What you will do:
Write the data out again in full, with no departure from the original.

Given records:
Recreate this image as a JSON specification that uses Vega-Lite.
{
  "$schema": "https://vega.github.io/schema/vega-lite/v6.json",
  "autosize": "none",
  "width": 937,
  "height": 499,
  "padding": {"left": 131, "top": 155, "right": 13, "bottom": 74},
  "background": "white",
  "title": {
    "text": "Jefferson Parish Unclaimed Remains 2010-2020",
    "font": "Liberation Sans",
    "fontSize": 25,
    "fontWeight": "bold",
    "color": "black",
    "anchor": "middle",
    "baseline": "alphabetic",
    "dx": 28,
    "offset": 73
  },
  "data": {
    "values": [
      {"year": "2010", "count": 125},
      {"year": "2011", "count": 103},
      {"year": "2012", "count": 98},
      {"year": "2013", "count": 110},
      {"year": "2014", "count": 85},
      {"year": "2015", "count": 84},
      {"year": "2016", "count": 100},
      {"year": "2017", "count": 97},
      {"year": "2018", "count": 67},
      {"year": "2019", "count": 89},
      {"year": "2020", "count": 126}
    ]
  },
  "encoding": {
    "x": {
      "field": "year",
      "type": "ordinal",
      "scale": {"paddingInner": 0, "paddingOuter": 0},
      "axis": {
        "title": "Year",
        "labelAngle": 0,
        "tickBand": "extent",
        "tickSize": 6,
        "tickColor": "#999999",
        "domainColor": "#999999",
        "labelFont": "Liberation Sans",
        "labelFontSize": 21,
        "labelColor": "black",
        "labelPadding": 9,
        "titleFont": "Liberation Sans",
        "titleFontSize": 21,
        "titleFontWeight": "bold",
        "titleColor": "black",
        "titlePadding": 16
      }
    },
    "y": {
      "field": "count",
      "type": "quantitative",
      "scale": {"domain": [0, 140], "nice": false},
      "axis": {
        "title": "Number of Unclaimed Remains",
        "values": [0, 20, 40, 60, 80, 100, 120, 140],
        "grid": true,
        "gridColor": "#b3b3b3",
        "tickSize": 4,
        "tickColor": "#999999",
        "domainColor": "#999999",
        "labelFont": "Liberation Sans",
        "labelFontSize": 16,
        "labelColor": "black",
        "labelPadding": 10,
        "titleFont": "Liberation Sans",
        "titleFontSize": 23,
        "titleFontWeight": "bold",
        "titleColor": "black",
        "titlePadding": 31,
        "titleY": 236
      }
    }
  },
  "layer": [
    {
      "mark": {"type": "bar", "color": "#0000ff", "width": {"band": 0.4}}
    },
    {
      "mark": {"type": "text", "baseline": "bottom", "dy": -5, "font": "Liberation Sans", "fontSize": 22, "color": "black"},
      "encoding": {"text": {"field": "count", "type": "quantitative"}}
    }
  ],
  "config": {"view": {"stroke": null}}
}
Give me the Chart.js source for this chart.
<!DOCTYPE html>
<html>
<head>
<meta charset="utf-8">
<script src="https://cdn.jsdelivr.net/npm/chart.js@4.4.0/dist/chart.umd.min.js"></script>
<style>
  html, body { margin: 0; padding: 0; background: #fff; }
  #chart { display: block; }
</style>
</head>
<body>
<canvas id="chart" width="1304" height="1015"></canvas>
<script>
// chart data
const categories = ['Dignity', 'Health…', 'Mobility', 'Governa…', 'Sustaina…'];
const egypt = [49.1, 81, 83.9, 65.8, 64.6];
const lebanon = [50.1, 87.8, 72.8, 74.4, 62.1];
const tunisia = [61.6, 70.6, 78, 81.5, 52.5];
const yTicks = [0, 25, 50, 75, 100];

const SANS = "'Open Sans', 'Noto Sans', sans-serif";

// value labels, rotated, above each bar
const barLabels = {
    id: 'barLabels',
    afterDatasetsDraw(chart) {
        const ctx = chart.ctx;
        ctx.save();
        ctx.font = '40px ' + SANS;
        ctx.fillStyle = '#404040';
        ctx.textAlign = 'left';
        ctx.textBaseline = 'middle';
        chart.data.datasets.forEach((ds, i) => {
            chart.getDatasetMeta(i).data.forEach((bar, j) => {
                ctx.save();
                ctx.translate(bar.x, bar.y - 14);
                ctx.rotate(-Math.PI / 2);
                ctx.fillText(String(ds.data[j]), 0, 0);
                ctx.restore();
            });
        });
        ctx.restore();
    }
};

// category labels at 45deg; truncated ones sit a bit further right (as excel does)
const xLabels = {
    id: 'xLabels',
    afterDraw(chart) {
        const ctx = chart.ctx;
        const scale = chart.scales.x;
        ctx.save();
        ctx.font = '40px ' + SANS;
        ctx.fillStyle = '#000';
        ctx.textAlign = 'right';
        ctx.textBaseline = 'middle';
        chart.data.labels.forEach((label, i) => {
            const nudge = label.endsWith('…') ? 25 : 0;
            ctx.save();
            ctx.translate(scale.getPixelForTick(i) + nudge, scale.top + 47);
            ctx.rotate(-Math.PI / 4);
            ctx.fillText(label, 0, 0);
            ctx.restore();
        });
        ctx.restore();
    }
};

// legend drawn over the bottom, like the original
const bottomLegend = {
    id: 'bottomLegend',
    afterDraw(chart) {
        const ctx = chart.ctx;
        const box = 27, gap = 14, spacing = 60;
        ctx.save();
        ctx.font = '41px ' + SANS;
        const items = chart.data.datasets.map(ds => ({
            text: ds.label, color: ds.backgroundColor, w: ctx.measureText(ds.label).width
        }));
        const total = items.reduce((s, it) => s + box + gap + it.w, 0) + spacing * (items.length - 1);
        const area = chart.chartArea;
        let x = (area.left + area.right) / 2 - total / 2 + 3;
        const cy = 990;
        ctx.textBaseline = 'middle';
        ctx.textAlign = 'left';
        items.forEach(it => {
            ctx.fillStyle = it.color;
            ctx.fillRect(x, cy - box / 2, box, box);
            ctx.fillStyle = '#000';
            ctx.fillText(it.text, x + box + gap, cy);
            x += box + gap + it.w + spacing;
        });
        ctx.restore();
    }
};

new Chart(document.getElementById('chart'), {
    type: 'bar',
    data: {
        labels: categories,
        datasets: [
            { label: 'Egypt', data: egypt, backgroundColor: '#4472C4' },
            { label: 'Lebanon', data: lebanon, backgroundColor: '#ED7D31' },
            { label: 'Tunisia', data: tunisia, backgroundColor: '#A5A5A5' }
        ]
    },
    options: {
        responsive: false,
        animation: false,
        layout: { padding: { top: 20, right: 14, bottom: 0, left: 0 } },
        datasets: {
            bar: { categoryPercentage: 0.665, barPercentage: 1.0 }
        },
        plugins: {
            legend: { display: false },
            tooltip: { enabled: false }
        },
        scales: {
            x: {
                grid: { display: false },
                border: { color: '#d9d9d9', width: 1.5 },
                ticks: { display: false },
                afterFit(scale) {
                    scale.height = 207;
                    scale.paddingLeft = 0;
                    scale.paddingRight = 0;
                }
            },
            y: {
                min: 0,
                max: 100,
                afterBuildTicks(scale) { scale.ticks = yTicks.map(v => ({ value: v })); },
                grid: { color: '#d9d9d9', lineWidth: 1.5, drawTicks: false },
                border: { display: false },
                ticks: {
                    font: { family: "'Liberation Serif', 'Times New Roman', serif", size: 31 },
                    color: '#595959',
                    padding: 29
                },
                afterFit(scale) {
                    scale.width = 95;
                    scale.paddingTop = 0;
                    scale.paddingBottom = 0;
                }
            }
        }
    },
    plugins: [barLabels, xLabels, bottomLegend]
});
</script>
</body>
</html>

The result:
Recreate this image as a JSON specification that uses Vega-Lite.
{
  "$schema": "https://vega.github.io/schema/vega-lite/v6.json",
  "autosize": "none",
  "width": 937,
  "height": 499,
  "padding": {"left": 131, "top": 155, "right": 13, "bottom": 74},
  "background": "white",
  "title": {
    "text": "Jefferson Parish Unclaimed Remains 2010-2020",
    "font": "Liberation Sans",
    "fontSize": 25,
    "fontWeight": "bold",
    "color": "black",
    "anchor": "middle",
    "baseline": "alphabetic",
    "dx": 28,
    "offset": 73
  },
  "data": {
    "values": [
      {"year": "2010", "count": 125},
      {"year": "2011", "count": 103},
      {"year": "2012", "count": 98},
      {"year": "2013", "count": 110},
      {"year": "2014", "count": 85},
      {"year": "2015", "count": 84},
      {"year": "2016", "count": 100},
      {"year": "2017", "count": 97},
      {"year": "2018", "count": 67},
      {"year": "2019", "count": 89},
      {"year": "2020", "count": 126}
    ]
  },
  "encoding": {
    "x": {
      "field": "year",
      "type": "ordinal",
      "scale": {"paddingInner": 0, "paddingOuter": 0},
      "axis": {
        "title": "Year",
        "labelAngle": 0,
        "tickBand": "extent",
        "tickSize": 6,
        "tickColor": "#999999",
        "domainColor": "#999999",
        "labelFont": "Liberation Sans",
        "labelFontSize": 21,
        "labelColor": "black",
        "labelPadding": 9,
        "titleFont": "Liberation Sans",
        "titleFontSize": 21,
        "titleFontWeight": "bold",
        "titleColor": "black",
        "titlePadding": 16
      }
    },
    "y": {
      "field": "count",
      "type": "quantitative",
      "scale": {"domain": [0, 140], "nice": false},
      "axis": {
        "title": "Number of Unclaimed Remains",
        "values": [0, 20, 40, 60, 80, 100, 120, 140],
        "grid": true,
        "gridColor": "#b3b3b3",
        "tickSize": 4,
        "tickColor": "#999999",
        "domainColor": "#999999",
        "labelFont": "Liberation Sans",
        "labelFontSize": 16,
        "labelColor": "black",
        "labelPadding": 10,
        "titleFont": "Liberation Sans",
        "titleFontSize": 23,
        "titleFontWeight": "bold",
        "titleColor": "black",
        "titlePadding": 31,
        "titleY": 236
      }
    }
  },
  "layer": [
    {
      "mark": {"type": "bar", "color": "#0000ff", "width": {"band": 0.4}}
    },
    {
      "mark": {"type": "text", "baseline": "bottom", "dy": -5, "font": "Liberation Sans", "fontSize": 22, "color": "black"},
      "encoding": {"text": {"field": "count", "type": "quantitative"}}
    }
  ],
  "config": {"view": {"stroke": null}}
}
Give me the Chart.js source for this chart.
<!DOCTYPE html>
<html>
<head>
<meta charset="utf-8">
<script src="https://cdn.jsdelivr.net/npm/chart.js@4.4.0/dist/chart.umd.min.js"></script>
<style>
  html, body { margin: 0; padding: 0; background: #fff; }
  #chart { display: block; }
</style>
</head>
<body>
<canvas id="chart" width="1304" height="1015"></canvas>
<script>
// chart data
const categories = ['Dignity', 'Health…', 'Mobility', 'Governa…', 'Sustaina…'];
const egypt = [49.1, 81, 83.9, 65.8, 64.6];
const lebanon = [50.1, 87.8, 72.8, 74.4, 62.1];
const tunisia = [61.6, 70.6, 78, 81.5, 52.5];
const yTicks = [0, 25, 50, 75, 100];

const SANS = "'Open Sans', 'Noto Sans', sans-serif";

// value labels, rotated, above each bar
const barLabels = {
    id: 'barLabels',
    afterDatasetsDraw(chart) {
        const ctx = chart.ctx;
        ctx.save();
        ctx.font = '40px ' + SANS;
        ctx.fillStyle = '#404040';
        ctx.textAlign = 'left';
        ctx.textBaseline = 'middle';
        chart.data.datasets.forEach((ds, i) => {
            chart.getDatasetMeta(i).data.forEach((bar, j) => {
                ctx.save();
                ctx.translate(bar.x, bar.y - 14);
                ctx.rotate(-Math.PI / 2);
                ctx.fillText(String(ds.data[j]), 0, 0);
                ctx.restore();
            });
        });
        ctx.restore();
    }
};

// category labels at 45deg; truncated ones sit a bit further right (as excel does)
const xLabels = {
    id: 'xLabels',
    afterDraw(chart) {
        const ctx = chart.ctx;
        const scale = chart.scales.x;
        ctx.save();
        ctx.font = '40px ' + SANS;
        ctx.fillStyle = '#000';
        ctx.textAlign = 'right';
        ctx.textBaseline = 'middle';
        chart.data.labels.forEach((label, i) => {
            const nudge = label.endsWith('…') ? 25 : 0;
            ctx.save();
            ctx.translate(scale.getPixelForTick(i) + nudge, scale.top + 47);
            ctx.rotate(-Math.PI / 4);
            ctx.fillText(label, 0, 0);
            ctx.restore();
        });
        ctx.restore();
    }
};

// legend drawn over the bottom, like the original
const bottomLegend = {
    id: 'bottomLegend',
    afterDraw(chart) {
        const ctx = chart.ctx;
        const box = 27, gap = 14, spacing = 60;
        ctx.save();
        ctx.font = '41px ' + SANS;
        const items = chart.data.datasets.map(ds => ({
            text: ds.label, color: ds.backgroundColor, w: ctx.measureText(ds.label).width
        }));
        const total = items.reduce((s, it) => s + box + gap + it.w, 0) + spacing * (items.length - 1);
        const area = chart.chartArea;
        let x = (area.left + area.right) / 2 - total / 2 + 3;
        const cy = 990;
        ctx.textBaseline = 'middle';
        ctx.textAlign = 'left';
        items.forEach(it => {
            ctx.fillStyle = it.color;
            ctx.fillRect(x, cy - box / 2, box, box);
            ctx.fillStyle = '#000';
            ctx.fillText(it.text, x + box + gap, cy);
            x += box + gap + it.w + spacing;
        });
        ctx.restore();
    }
};

new Chart(document.getElementById('chart'), {
    type: 'bar',
    data: {
        labels: categories,
        datasets: [
            { label: 'Egypt', data: egypt, backgroundColor: '#4472C4' },
            { label: 'Lebanon', data: lebanon, backgroundColor: '#ED7D31' },
            { label: 'Tunisia', data: tunisia, backgroundColor: '#A5A5A5' }
        ]
    },
    options: {
        responsive: false,
        animation: false,
        layout: { padding: { top: 20, right: 14, bottom: 0, left: 0 } },
        datasets: {
            bar: { categoryPercentage: 0.665, barPercentage: 1.0 }
        },
        plugins: {
            legend: { display: false },
            tooltip: { enabled: false }
        },
        scales: {
            x: {
                grid: { display: false },
                border: { color: '#d9d9d9', width: 1.5 },
                ticks: { display: false },
                afterFit(scale) {
                    scale.height = 207;
                    scale.paddingLeft = 0;
                    scale.paddingRight = 0;
                }
            },
            y: {
                min: 0,
                max: 100,
                afterBuildTicks(scale) { scale.ticks = yTicks.map(v => ({ value: v })); },
                grid: { color: '#d9d9d9', lineWidth: 1.5, drawTicks: false },
                border: { display: false },
                ticks: {
                    font: { family: "'Liberation Serif', 'Times New Roman', serif", size: 31 },
                    color: '#595959',
                    padding: 29
                },
                afterFit(scale) {
                    scale.width = 95;
                    scale.paddingTop = 0;
                    scale.paddingBottom = 0;
                }
            }
        }
    },
    plugins: [barLabels, xLabels, bottomLegend]
});
</script>
</body>
</html>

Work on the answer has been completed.